I've been calling it the dawn of “No.” Again, silver linings: Because of everything we’ve lived through we’re on this hypothetical other side of right now. A lot of those things we thought mattered [we realized don’t matter that much]. We were talking about this last night because we had our first show last night. We were rushing during a song, there were a couple of notes that were missed because it’s new and exciting. Normally, we have these powwows after the show and say, “OK, we have to tighten that up.” We kind of glossed over it, but the bigger idea was, “Man, that was a lot of fun.” It was living in the moment and absorbing everything that’s going on. We’re just grateful to be there.
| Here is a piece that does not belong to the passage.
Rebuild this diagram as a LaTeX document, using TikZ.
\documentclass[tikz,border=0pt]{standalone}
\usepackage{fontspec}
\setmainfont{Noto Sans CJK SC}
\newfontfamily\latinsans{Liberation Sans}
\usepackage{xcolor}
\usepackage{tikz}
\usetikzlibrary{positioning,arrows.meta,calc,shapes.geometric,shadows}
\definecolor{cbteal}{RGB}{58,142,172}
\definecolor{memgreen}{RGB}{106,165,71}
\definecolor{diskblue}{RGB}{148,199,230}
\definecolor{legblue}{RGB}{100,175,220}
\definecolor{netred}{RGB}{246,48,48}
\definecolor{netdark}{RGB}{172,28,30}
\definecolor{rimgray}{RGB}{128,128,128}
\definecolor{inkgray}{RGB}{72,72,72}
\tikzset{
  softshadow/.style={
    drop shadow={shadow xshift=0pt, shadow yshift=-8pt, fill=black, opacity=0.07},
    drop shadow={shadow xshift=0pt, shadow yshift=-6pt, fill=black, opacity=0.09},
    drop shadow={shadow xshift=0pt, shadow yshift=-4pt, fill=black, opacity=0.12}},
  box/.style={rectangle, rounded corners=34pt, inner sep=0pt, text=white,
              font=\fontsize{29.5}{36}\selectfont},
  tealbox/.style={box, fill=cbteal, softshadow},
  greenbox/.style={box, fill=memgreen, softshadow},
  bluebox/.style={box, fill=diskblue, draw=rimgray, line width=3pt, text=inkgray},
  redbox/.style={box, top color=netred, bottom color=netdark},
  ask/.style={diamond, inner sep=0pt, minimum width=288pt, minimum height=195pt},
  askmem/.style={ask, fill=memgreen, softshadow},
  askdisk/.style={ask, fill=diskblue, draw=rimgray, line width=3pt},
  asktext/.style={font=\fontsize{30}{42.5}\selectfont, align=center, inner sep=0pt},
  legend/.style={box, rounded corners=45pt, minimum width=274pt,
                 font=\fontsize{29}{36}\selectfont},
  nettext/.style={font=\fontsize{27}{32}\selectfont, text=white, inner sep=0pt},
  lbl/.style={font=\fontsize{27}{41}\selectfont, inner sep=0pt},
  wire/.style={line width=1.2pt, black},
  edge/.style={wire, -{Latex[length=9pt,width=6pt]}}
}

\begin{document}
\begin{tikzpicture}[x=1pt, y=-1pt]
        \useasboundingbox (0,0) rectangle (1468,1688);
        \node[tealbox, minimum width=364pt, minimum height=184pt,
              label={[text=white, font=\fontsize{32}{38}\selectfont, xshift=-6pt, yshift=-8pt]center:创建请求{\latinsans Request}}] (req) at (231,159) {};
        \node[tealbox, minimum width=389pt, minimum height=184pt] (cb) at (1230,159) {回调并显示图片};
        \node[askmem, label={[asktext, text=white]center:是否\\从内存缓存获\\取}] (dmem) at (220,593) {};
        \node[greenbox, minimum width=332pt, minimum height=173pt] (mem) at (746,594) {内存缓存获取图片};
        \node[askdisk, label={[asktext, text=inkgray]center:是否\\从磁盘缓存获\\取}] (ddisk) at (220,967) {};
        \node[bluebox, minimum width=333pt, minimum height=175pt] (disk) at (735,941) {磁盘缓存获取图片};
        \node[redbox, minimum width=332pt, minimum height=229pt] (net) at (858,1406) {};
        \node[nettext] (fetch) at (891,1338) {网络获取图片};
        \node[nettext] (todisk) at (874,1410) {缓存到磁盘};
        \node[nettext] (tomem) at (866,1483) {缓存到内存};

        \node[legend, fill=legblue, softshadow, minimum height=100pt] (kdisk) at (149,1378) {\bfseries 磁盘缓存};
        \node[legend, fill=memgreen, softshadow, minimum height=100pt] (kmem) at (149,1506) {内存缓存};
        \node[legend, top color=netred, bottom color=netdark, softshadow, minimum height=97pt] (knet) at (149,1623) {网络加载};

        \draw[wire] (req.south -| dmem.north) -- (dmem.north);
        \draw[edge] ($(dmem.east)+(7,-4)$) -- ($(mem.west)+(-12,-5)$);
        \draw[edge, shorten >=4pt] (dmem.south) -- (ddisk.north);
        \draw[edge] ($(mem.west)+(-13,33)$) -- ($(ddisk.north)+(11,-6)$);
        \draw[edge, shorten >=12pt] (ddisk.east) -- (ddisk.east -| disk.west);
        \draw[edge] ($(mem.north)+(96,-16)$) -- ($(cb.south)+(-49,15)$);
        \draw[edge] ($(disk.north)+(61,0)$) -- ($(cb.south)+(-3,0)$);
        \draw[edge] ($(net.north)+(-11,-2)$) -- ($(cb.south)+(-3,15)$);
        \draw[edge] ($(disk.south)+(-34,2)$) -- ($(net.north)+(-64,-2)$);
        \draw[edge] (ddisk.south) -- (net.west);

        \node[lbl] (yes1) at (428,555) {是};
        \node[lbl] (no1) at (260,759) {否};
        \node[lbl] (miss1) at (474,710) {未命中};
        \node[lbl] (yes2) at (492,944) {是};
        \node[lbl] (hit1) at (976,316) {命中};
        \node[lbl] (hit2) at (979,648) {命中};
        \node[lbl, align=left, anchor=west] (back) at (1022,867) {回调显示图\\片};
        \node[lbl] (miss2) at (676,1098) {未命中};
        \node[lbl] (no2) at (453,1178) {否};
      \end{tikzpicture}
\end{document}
That’s not to say that the little details aren’t important but it’s more, “Here we go on the rollercoaster ride.” I think that we’re one of the last bands to do this, but we don’t use click tracks. We don’t use any [prerecorded] tracks, no trickery. I’m not miming. That’s what we’re talking about. That’s where life happens, in that moment where you put yourself out there and say, “Well, this could be a complete train wreck or we it could be this amazing moment that’ll never happen again.” We get to ride each other’s wave [and] communicate musically. I’m just really appreciative of that camaraderie that I have with the band.
I started going to shows in the in the ’80s. My first concert was Ozzy Osbourne with Metallica opening.
Awesome show.
It really was. And it wasn’t perfect. Ozzy wasn’t always in tune but there was a realness to that. Then I saw the ’90s bring in this period of big production and everything aimed at perfection. It became clinical at times. But that Ozzy show and others from that era are such happy memories because they were so real.
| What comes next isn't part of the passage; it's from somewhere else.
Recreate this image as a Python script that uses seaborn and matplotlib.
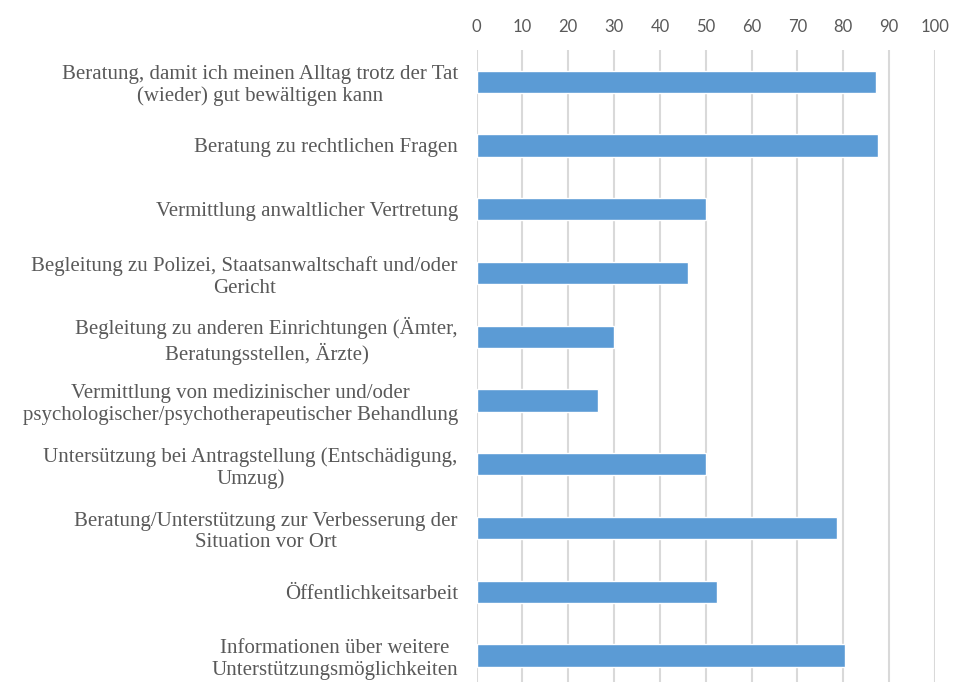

It was real. We had something happen a while back, and I think a fan posted it on YouTube. We have these different sections in our set where we do improv. We’re jamming. “OK, we don’t really know where we’re going to end up, so we have to listen to each other.” We did an 11-minute version of our song “I Miss The Misery.” We were closing the show and Joe looked at his watch and said, “Oh no, we have 15 minutes to fill.” Then he realized, at the very end, that his watch had stopped working. You can see on the video that we were all looking at each other like, “Oh no! We have 15 minutes to fill” and suddenly realize at the end very end that his watch had stopped. “We have to pump the brakes!” It ended up becoming this really crazy moment. The tempo changes. It’s wild. As an audience member, I can appreciate things like that and I think our fan base does, too. That’s what they’re coming to see, that kind of moment.
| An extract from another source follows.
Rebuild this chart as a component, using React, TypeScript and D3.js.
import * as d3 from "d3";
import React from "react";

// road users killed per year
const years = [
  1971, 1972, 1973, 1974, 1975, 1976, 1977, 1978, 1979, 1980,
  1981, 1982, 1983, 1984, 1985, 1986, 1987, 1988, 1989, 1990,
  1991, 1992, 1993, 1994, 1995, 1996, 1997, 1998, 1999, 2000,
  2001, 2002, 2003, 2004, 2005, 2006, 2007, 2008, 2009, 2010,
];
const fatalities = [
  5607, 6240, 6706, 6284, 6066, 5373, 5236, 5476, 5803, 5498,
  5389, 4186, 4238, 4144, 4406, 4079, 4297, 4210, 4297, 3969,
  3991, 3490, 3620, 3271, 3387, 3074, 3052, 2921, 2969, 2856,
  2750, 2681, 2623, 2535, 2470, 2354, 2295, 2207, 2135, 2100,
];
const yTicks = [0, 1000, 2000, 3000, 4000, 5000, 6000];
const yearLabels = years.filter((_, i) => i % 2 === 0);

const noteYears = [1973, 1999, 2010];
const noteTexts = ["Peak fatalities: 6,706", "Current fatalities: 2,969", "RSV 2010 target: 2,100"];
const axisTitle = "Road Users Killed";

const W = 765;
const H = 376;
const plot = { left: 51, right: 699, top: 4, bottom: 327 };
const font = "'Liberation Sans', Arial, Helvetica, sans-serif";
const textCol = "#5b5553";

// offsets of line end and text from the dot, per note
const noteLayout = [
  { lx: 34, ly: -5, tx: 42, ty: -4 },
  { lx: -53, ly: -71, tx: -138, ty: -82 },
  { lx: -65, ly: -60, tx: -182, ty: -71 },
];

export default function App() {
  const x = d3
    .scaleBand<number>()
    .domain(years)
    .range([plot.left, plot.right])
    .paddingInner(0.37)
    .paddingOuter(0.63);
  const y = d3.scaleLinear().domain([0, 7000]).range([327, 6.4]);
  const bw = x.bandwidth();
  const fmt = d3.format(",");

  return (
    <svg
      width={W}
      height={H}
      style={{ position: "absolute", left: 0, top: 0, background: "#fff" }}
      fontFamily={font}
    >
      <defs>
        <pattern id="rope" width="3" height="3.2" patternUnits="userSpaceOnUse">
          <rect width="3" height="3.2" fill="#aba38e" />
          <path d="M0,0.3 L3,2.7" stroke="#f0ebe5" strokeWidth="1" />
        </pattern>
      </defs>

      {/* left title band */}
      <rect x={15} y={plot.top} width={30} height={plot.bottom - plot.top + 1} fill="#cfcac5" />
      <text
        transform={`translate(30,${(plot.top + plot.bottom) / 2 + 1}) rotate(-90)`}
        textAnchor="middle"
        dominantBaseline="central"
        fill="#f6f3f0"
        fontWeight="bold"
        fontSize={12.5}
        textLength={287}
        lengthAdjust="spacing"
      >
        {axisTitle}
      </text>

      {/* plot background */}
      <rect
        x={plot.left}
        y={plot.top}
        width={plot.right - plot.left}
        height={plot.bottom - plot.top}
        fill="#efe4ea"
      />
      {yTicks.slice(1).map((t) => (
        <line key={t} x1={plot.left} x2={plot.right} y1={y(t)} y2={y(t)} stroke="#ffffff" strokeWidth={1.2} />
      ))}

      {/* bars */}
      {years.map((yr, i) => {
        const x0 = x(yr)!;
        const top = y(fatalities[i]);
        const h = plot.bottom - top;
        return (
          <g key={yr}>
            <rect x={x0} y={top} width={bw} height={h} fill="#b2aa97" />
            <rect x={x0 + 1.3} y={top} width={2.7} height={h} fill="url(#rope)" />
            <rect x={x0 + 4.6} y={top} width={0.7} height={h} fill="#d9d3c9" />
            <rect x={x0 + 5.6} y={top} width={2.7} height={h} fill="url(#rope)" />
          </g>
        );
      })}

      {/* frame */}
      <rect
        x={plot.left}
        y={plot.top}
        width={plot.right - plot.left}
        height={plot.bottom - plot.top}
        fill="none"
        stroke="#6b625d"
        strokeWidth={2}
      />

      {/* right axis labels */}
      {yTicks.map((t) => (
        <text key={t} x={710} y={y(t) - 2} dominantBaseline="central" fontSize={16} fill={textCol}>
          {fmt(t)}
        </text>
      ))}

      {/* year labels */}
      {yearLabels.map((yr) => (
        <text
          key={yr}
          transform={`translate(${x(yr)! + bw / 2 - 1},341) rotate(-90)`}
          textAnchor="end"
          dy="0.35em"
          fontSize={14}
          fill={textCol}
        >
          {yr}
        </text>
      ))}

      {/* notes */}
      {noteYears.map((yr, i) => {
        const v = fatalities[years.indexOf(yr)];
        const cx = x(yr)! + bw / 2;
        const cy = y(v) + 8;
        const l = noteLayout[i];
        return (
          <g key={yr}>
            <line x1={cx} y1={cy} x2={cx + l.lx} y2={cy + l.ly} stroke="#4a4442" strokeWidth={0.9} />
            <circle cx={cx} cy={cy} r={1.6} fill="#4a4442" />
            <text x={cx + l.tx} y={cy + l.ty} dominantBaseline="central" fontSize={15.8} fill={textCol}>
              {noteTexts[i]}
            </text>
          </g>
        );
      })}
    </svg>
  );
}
Tell me about working with [producer] Nick Raskulinecz. I have to ask because I’m such a Rush nerd.
He is, too!
[Laughs.]
Nick is such an amazing energy. I love that he is not only a fan of rock music, but he is a fan of all the bands that he works with. I feel like it’s to the point that he probably won’t work with a band unless he can see himself front and center at one of their concerts. No matter who is doing their parts in the studio, he’ll be sitting two feet from them, cheering them on. It’s about getting performance over perfection.
And he has his own terminology for musical ideas. On one song we were getting to the first chorus, and he says, “We’re going to need a Skadoosh. A double Skadoosh.” That’s just ramping up the fretboard. [Hale mimics sliding up the guitar neck.] “When we get to the second chorus we’re going to need three of those! Don’t just come in on the chord, ramp up to it!” My brother will be recording drums and where most producers would be in the booth, Nick is in the room with a drum stick, air drumming with my little brother. He’d never let us settle for having an OK album.
Correction: A previous version of this post misidentified opening act Mammoth WVH as WVH Mammoth. We apologize for any inconvenience.